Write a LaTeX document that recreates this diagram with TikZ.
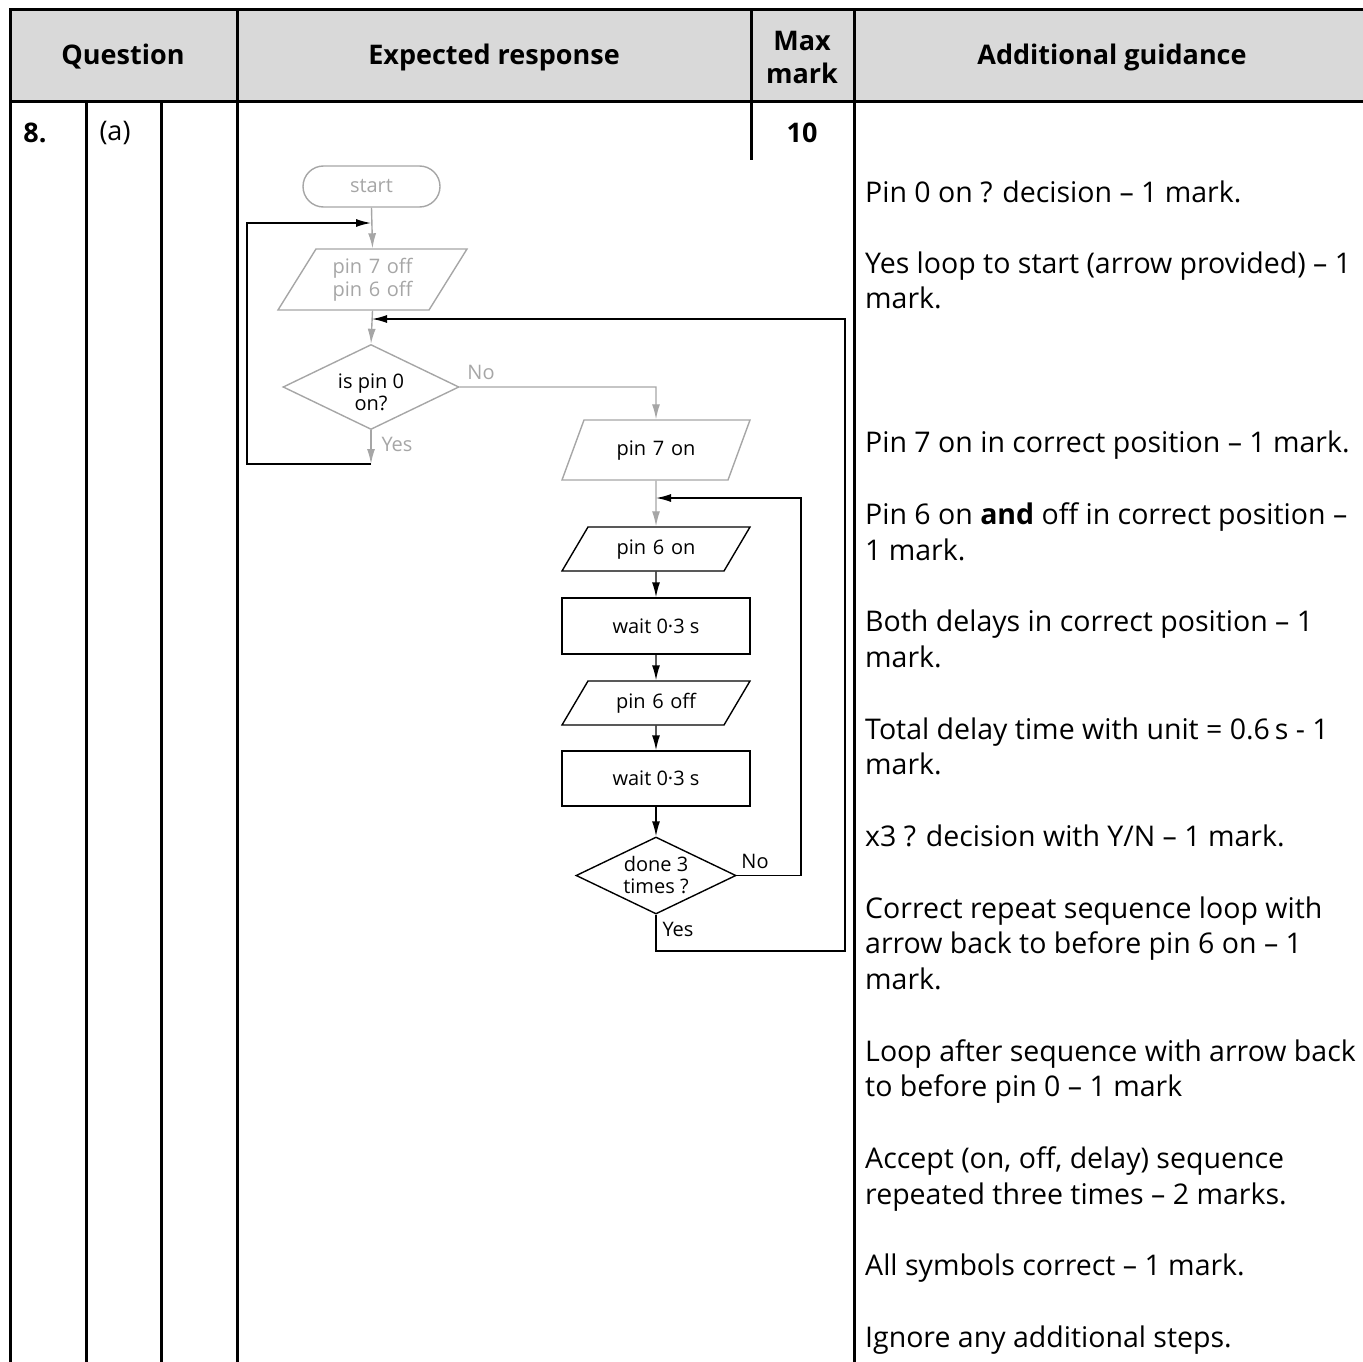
\documentclass[tikz,border=0pt]{standalone}
\usepackage{fontspec}
\setmainfont{Open Sans}
\usetikzlibrary{shapes.geometric,arrows.meta}
\definecolor{hdr}{HTML}{D9D9D9}
\definecolor{fg}{HTML}{A6A6A6}
\begin{document}
\begin{tikzpicture}[x=1pt,y=-1pt,
  tbl/.style={line width=3pt},
  hfont/.style={font=\fontsize{27}{31}\selectfont\bfseries},
  gfont/.style={font=\fontsize{28.5}{33}\selectfont},
  gline/.style={anchor=base west, inner sep=0pt, gfont},
  fcfont/.style={font=\fontsize{20}{22}\selectfont},
  grey/.style={draw=fg, line width=1.4pt},
  blk/.style={draw=black, line width=1.4pt},
  garrow/.style={grey, -{Latex[length=15pt,width=8pt]}},
  barrow/.style={blk, -{Latex[length=15pt,width=8pt]}},
  para/.style={trapezium, inner xsep=0pt, fcfont, align=center, text height=14pt, text depth=4pt},
  dia/.style={diamond, aspect=2.2, inner sep=0pt, fcfont, align=center},
  box/.style={rectangle, inner sep=0pt, fcfont, align=center},
  lbl/.style={inner sep=0pt, fcfont}
]
\useasboundingbox (0,0) rectangle (1363,1362);
% table
\fill[hdr] (10,10) rectangle (1363,102);
\draw[tbl] (10,10) -- (1363,10);
\draw[tbl] (10,102) -- (1363,102);
\draw[tbl] (10,8.5) -- (10,1362);
\draw[tbl] (86,102) -- (86,1362);
\draw[tbl] (161,102) -- (161,1362);
\draw[tbl] (237,8.5) -- (237,1362);
\draw[tbl] (751,8.5) -- (751,160);
\draw[tbl] (854,8.5) -- (854,1362);
\node[hfont] (hq) at (123,57) {Question};
\node[hfont] (he) at (494,57) {Expected response};
\node[hfont, align=center, font=\fontsize{27}{33}\selectfont\bfseries] (hm) at (802,57) {Max\\mark};
\node[hfont] (hg) at (1112,57) {Additional guidance};
\node[hfont] (q8) at (35,133) {8.};
\node[gfont, font=\fontsize{27}{31}\selectfont] (qa) at (115,133) {(a)};
\node[hfont] (mk) at (802,133) {10};
% guidance
\node[gline] (g1) at (865,202) {Pin 0 on ? decision – 1 mark.};
\node[gline] (g2) at (865,273) {Yes loop to start (arrow provided) – 1};
\node[gline] (g3) at (865,308) {mark.};
\node[gline] (g4) at (865,452) {Pin 7 on in correct position – 1 mark.};
\node[gline] (g5) at (865,524) {Pin 6 on \textbf{and} off in correct position –};
\node[gline] (g6) at (865,560) {1 mark.};
\node[gline] (g7) at (865,631) {Both delays in correct position – 1};
\node[gline] (g8) at (865,667) {mark.};
\node[gline] (g9) at (865,739) {Total delay time with unit = 0.6\,s - 1};
\node[gline] (g10) at (865,774) {mark.};
\node[gline] (g11) at (865,846) {x3 ? decision with Y/N – 1 mark.};
\node[gline] (g12) at (865,918) {Correct repeat sequence loop with};
\node[gline] (g13) at (865,953) {arrow back to before pin 6 on – 1};
\node[gline] (g14) at (865,989) {mark.};
\node[gline] (g15) at (865,1061) {Loop after sequence with arrow back};
\node[gline] (g16) at (865,1096) {to before pin 0 – 1 mark};
\node[gline] (g17) at (865,1168) {Accept (on, off, delay) sequence};
\node[gline] (g18) at (865,1204) {repeated three times – 2 marks.};
\node[gline] (g19) at (865,1275) {All symbols correct – 1 mark.};
\node[gline] (g20) at (865,1347) {Ignore any additional steps.};
% flowchart nodes
\node[box, grey, rounded corners=20.5pt, minimum width=137pt, minimum height=41pt, text=fg] (st) at (371.5,186.5) {start};
\node[para, grey, text=fg, trapezium left angle=58.08, trapezium right angle=121.92, text width=113pt, text depth=27pt, inner ysep=10pt, font=\fontsize{20}{23}\selectfont] (p7off) at (372.5,279.5) {pin 7 off\\pin 6 off};
\node[dia, grey, minimum width=176pt, minimum height=85pt, text height=47pt, text depth=0pt] (d0) at (371,387) {is pin 0\\on?};
\node[para, grey, trapezium left angle=69.86, trapezium right angle=110.14, text width=144pt, inner ysep=21pt] (p7on) at (656,450) {pin 7 on};
\node[para, blk, trapezium left angle=59.42, trapezium right angle=120.58, text width=136pt, inner ysep=13pt] (p6on) at (656,549) {pin 6 on};
\node[box, blk, minimum width=188pt, minimum height=56pt] (w1) at (656,626) {wait 0·3 s};
\node[para, blk, trapezium left angle=59.42, trapezium right angle=120.58, text width=136pt, inner ysep=13pt] (p6off) at (656,703) {pin 6 off};
\node[box, blk, minimum width=188pt, minimum height=55pt] (w2) at (656,778.5) {wait 0·3 s};
\node[dia, blk, minimum width=160pt, minimum height=77pt] (d3) at (656,875.5) {done 3\\times ?};
% labels
\node[lbl, text=fg] (no1) at (481,372) {No};
\node[lbl, text=fg] (yes1) at (397,444) {Yes};
\node[lbl] (no2) at (755,861) {No};
\node[lbl] (yes2) at (678,929) {Yes};
% junction coordinates
\coordinate (jA) at (371,223);
\coordinate (jB) at (371,464);
\coordinate (jC) at (372,319);
\coordinate (jD) at (656,498);
\coordinate (cNo1) at (656,387);
\coordinate (cL1) at (247,464);
\coordinate (cL2) at (247,223);
\coordinate (cR1) at (801,875.5);
\coordinate (cR2) at (801,498);
\coordinate (cY1) at (656,951);
\coordinate (cY2) at (845,951);
\coordinate (cY3) at (845,319);
% connectors
\draw[garrow] (st.south) -- (p7off.north);
\draw[garrow] (p7off.south) -- (d0.north);
\draw[garrow] (d0.east) -- (cNo1) -- (p7on.north);
\draw[garrow] (d0.south) -- (jB);
\draw[barrow] (jB) -- (cL1) -- (cL2) -- (jA);
\draw[garrow] (p7on.south) -- (p6on.north);
\draw[barrow] (p6on.south) -- (w1.north);
\draw[barrow] (w1.south) -- (p6off.north);
\draw[barrow] (p6off.south) -- (w2.north);
\draw[barrow] (w2.south) -- (d3.north);
\draw[barrow] (d3.east) -- (cR1) -- (cR2) -- (jD);
\draw[barrow] (d3.south) -- (cY1) -- (cY2) -- (cY3) -- (jC);
\end{tikzpicture}
\end{document}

• • •

SET EXERCISE. Give only the number of lines in the listing above that include the string "with".

EXPECTED ANSWER. 5